▶ **WHAT IS EXPECTED**:
Do any lines in the data below contain "code"? If so, copy every one of them.

▶ **DATA BLOCK**:
▼

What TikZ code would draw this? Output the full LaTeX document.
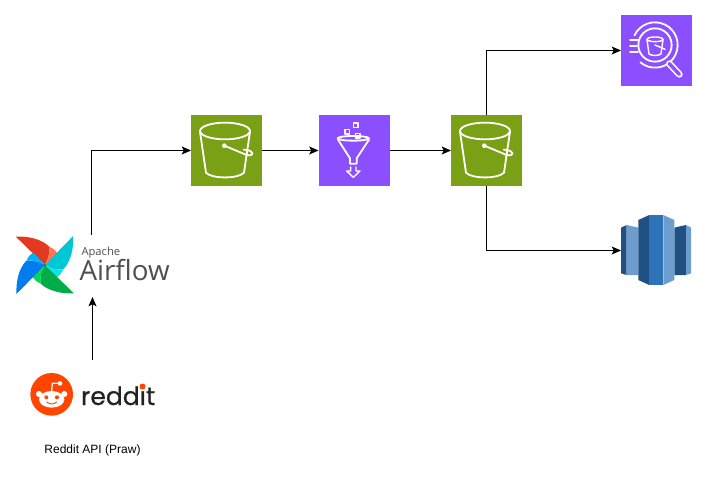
\documentclass[tikz,border=0pt]{standalone}
\usepackage{fontspec}
\setmainfont{Liberation Sans}
\newfontfamily\logofont{Open Sans}
\newfontfamily\redditfont{Poppins}[FakeBold=0.7]
\usetikzlibrary{arrows.meta,calc}
\definecolor{awsgreen}{HTML}{7AA116}
\definecolor{awspurple}{HTML}{8C4FFF}
\definecolor{rsdark}{HTML}{205081}
\definecolor{rsmid}{HTML}{2E73B8}
\definecolor{rslight}{HTML}{6D9DCF}
\definecolor{afgrey}{HTML}{51504F}
\definecolor{redditorange}{HTML}{FF4500}
\definecolor{redditdark}{HTML}{222222}
\definecolor{afred}{HTML}{E43921}
\definecolor{afsalmon}{HTML}{FF7557}
\definecolor{afcyan}{HTML}{00C7D4}
\definecolor{afcyanl}{HTML}{11E1EE}
\definecolor{afgreen}{HTML}{00AD46}
\definecolor{afgreenl}{HTML}{04D659}
\definecolor{afblue}{HTML}{017CEE}
\definecolor{afbluel}{HTML}{00B0FF}
\newcommand{\afblade}[3]{%
  \begin{scope}[rotate=#1]
    \fill[#2] (-87,-85) .. controls (-50,-87) and (-10,-78) .. (13.5,-55) .. controls (15,-35) and (10,-15) .. (0,0) -- cycle;
    \fill[#3] (13.5,-55) .. controls (25,-50) and (33,-43) .. (37.5,-35) -- (0,0) .. controls (10,-15) and (15,-35) .. (13.5,-55) -- cycle;
  \end{scope}}
\tikzset{
  iconbox/.style={minimum size=53.25pt,inner sep=0pt,outer sep=0pt,draw=none},
  s3box/.style={iconbox,fill=awsgreen},
  purplebox/.style={iconbox,fill=awspurple},
  ghost/.style={inner sep=0pt,outer sep=0pt,draw=none},
  link/.style={draw=black,line width=.75pt,-{Stealth[length=7pt,width=6pt,inset=1.6pt]}},
  glyph/.style={draw=white,line width=1.35pt,line join=round,line cap=round},
  thinglyph/.style={draw=white,line width=1.05pt,line join=round,line cap=round},
  zoomed/.style={x=.25pt,y=-.25pt},
  pics/bucket/.style={code={
    \begin{scope}[zoomed]
      \draw[glyph] (135,78) ellipse [x radius=75,y radius=25];
      \draw[glyph] (60,80) -- (78,203) .. controls (95,222) and (175,222) .. (192,203) -- (210,80);
      \fill[white] (133,122) circle [radius=7];
      \draw[glyph] (133,122) -- (200,150) .. controls (225,155) and (222,138) .. (200,135) .. controls (197,134) and (194,134) .. (191,134);
    \end{scope}
  }}
}
\begin{document}
\begin{tikzpicture}[x=.75pt,y=-.75pt]
\useasboundingbox (0,0) rectangle (707,481);
\fill[white] (0,0) rectangle (707,481);

% main boxes
\node[s3box] (bronze) at (226.5,150.5) {};
\node[purplebox] (glue) at (354,150.5) {};
\node[s3box] (silver) at (486.5,150.5) {};
\node[purplebox] (athena) at (656.5,50.5) {};
\node[ghost,minimum width=53.25pt,minimum height=53.25pt] (redshift) at (656.5,250.5) {};
\node[ghost,minimum width=116.25pt,minimum height=46.5pt] (airflow) at (92.5,266) {};
\node[ghost,minimum width=93.75pt,minimum height=42pt] (reddit) at (92.5,388) {};
\node[ghost,font=\fontsize{9pt}{11pt}\selectfont] (caption) at (92.5,450.5) {Reddit API (Praw)};

% S3 buckets
\pic at (180,105) {bucket};
\pic at (440,105) {bucket};

% Glue funnel
\begin{scope}[shift={(180,105)},zoomed]
  \draw[glyph] (520,100) ellipse [x radius=47,y radius=7];
  \draw[glyph] (474,104) -- (510,160) -- (510,176) -- (530,176) -- (530,160) -- (567,104);
  \draw[thinglyph] (495,73) rectangle (509,87);
  \draw[thinglyph] (526,85) rectangle (540,99);
  \draw[thinglyph] (520,54) rectangle (534,68);
  \draw[thinglyph] (512,186) -- (512,198) -- (500,198) -- (520,217) -- (540,198) -- (528,198) -- (528,186);
\end{scope}

% Athena
\begin{scope}[shift={(610,5)},zoomed]
  \draw[glyph] (135,120) circle [radius=50];
  \draw[glyph] (135,120) ++(205:68) arc [start angle=205,end angle=490,radius=68];
  \draw[glyph] (60,104) -- (84,104);
  \draw[glyph] (60,122) -- (80,122);
  \draw[glyph] (60,140) -- (84,140);
  \draw[thinglyph] (135,103) ellipse [x radius=24,y radius=7];
  \draw[thinglyph] (111,104) -- (117,147) .. controls (125,153) and (145,153) .. (153,147) -- (159,104);
  \draw[thinglyph] (135,120) -- (165,133);
  \draw[white,line width=5pt,line cap=round] (178,176) -- (208,208);
  \draw[awspurple,line width=2.6pt,line cap=round] (178,176) -- (208,208);
\end{scope}

% Redshift
\begin{scope}[shift={(610,205)},zoomed]
  \fill[rsdark] (33,68) -- (50,60) -- (50,210) -- (33,205) -- cycle;
  \fill[rslight] (50,60) -- (85,68) -- (85,210) -- (50,210) -- cycle;
  \fill[rsdark] (193,68) -- (228,60) -- (228,210) -- (193,210) -- cycle;
  \fill[rslight] (228,60) -- (243,68) -- (243,205) -- (228,210) -- cycle;
  \fill[rsdark] (85,45) -- (118,30) -- (118,240) -- (85,225) -- cycle;
  \fill[rsmid] (118,30) rectangle (160,240);
  \fill[rslight] (160,30) -- (193,45) -- (193,225) -- (160,240) -- cycle;
\end{scope}

% Airflow pinwheel
\begin{scope}[shift={(0,220)},zoomed,shift={(134.5,135)}]
  \afblade{0}{afred}{afsalmon}
  \afblade{-90}{afcyan}{afcyanl}
  \afblade{-180}{afgreen}{afgreenl}
  \afblade{-270}{afblue}{afbluel}
  \fill[black!75] (0,0) circle [radius=3];
\end{scope}
\node[ghost,anchor=base west,font=\logofont\fontsize{8.4pt}{9pt}\selectfont,text=afgrey] (apache) at (81.5,255.5) {Apache};
\node[ghost,anchor=base west,font=\logofont\fontsize{20.8pt}{22pt}\selectfont,text=afgrey] (airflowtxt) at (79.5,281) {Airflow};

% Reddit
\begin{scope}[shift={(0,220)},zoomed]
  \fill[redditorange] (155,523) circle [radius=64];
  \fill[white] (155,538) ellipse [x radius=38,y radius=25];
  \fill[white] (117,522) circle [radius=9];
  \fill[white] (193,522) circle [radius=9];
  \draw[white,line width=.9pt] (155,515) -- (157,490) -- (178,490);
  \fill[white] (180,490) circle [radius=7];
  \fill[redditorange] (139,532) circle [radius=6];
  \fill[redditorange] (171,532) circle [radius=6];
  \draw[redditorange,line width=.7pt,line cap=round] (140,546) .. controls (150,554) and (160,554) .. (170,546);
\end{scope}
\node[ghost,anchor=base west,font=\redditfont\fontsize{18.8pt}{22pt}\selectfont,text=redditdark] (reddittxt) at (81,405) {reddit};
\fill[redditorange] (142.5,386.5) circle [radius=3];

% connectors
\draw[link] ([xshift=-.75pt]airflow.north) |- (bronze.west);
\draw[link] (bronze) -- (glue);
\draw[link] (glue) -- (silver);
\draw[link] (silver.north) |- (athena.west);
\draw[link] (silver.south) |- (redshift.west);
\draw[link] (reddit.north) -- (airflow.south);
\end{tikzpicture}
\end{document}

▲

▶ **FULL RESPONSE**:
What TikZ code would draw this? Output the full LaTeX document.
  pics/bucket/.style={code={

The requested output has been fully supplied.